Operations workflow

Procurement Approval

Procurement approvals usually slow down because the approver is being asked to decide without the packet being built properly. Grail should gather the vendor context, contract status, spend threshold, and policy exceptions first, then leave the real approval with the owner who carries the budget or control risk.

Updated 2026-03-19

Trigger

Purchase request, vendor change, contract exception, or non-standard spend approval

Systems touched

Coupa, SAP, DocuSign, policy docs, ERP records

Primary output

Approval packet, exception queue, approver-ready purchase summary

Approval gate

Spend approval, vendor exception, contract fallback deviation, final PO release

Audit trail

Request details, policy checks, contract status, approver decision

Human takeover

Budget decisions, policy overrides, legal exceptions, strategic vendor judgment

Why teams usually prioritize this workflow first

  • The workflow already has obvious thresholds and named approvers, which makes it a clean fit for approval-controlled AI.
  • A lot of the manual burden is packet assembly rather than true commercial judgment.
  • Procurement sits at the intersection of finance, legal, and operations, so the coordination savings are real.

What Grail actually automates

  • Pull the request, vendor state, contract position, and spend policy into one review object.
  • Separate routine approvals from cases that require a budget owner, legal review, or procurement exception.
  • Stage the approval packet in the interface the approver already uses.
  • Record the final decision so downstream finance and operations teams do not have to reconstruct it.

What good implementation looks like

The point is not to automate every click. The point is to let the agent handle the repetitive synthesis, routing, and queue-building work while a human stays in control of the decisions that actually create risk.

For most internal workflows, the winning pattern is the same: connect directly to the system of record, make the handoff explicit, keep approvals inside the operating rhythm of the team, and record enough context that the next reviewer can see exactly why the agent did what it did.

Frequently Asked Questions

Short answers to the questions serious buyers and operators ask first.

Is procurement approval ai agent better as a fully autonomous flow or a controlled one?

In practice, it is almost always better as a controlled flow. Let the agent gather context, draft outputs, and stage actions, then require approval on the steps that move money, change access, alter customer commitments, or create legal exposure.

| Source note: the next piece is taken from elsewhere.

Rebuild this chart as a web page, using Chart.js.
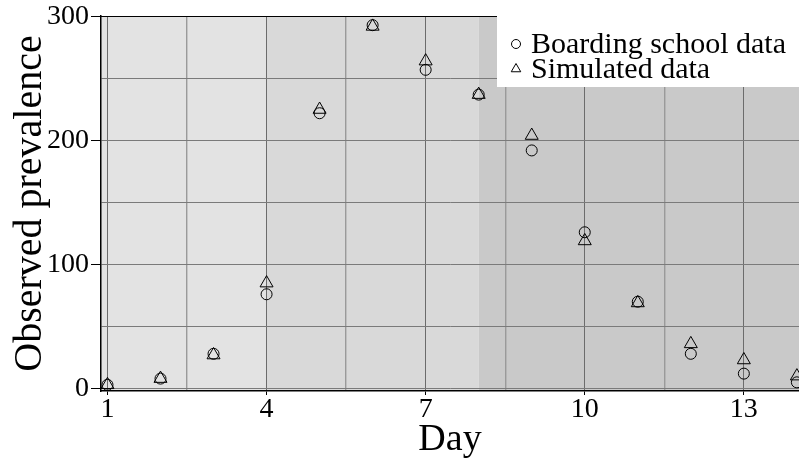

What makes this a strong first workflow for an AI rollout?

A strong first workflow has high repetition, clear evidence sources, visible owners, and obvious approval points. That combination creates a short feedback loop and makes it easier to prove value without asking the business to trust a black box.

What should stay human even after the workflow is deployed?

Threshold decisions, exception handling, policy overrides, and judgment calls that affect customers, spend, security, or compliance should stay with a human owner. Grail should make those decisions faster and better informed, not hide them.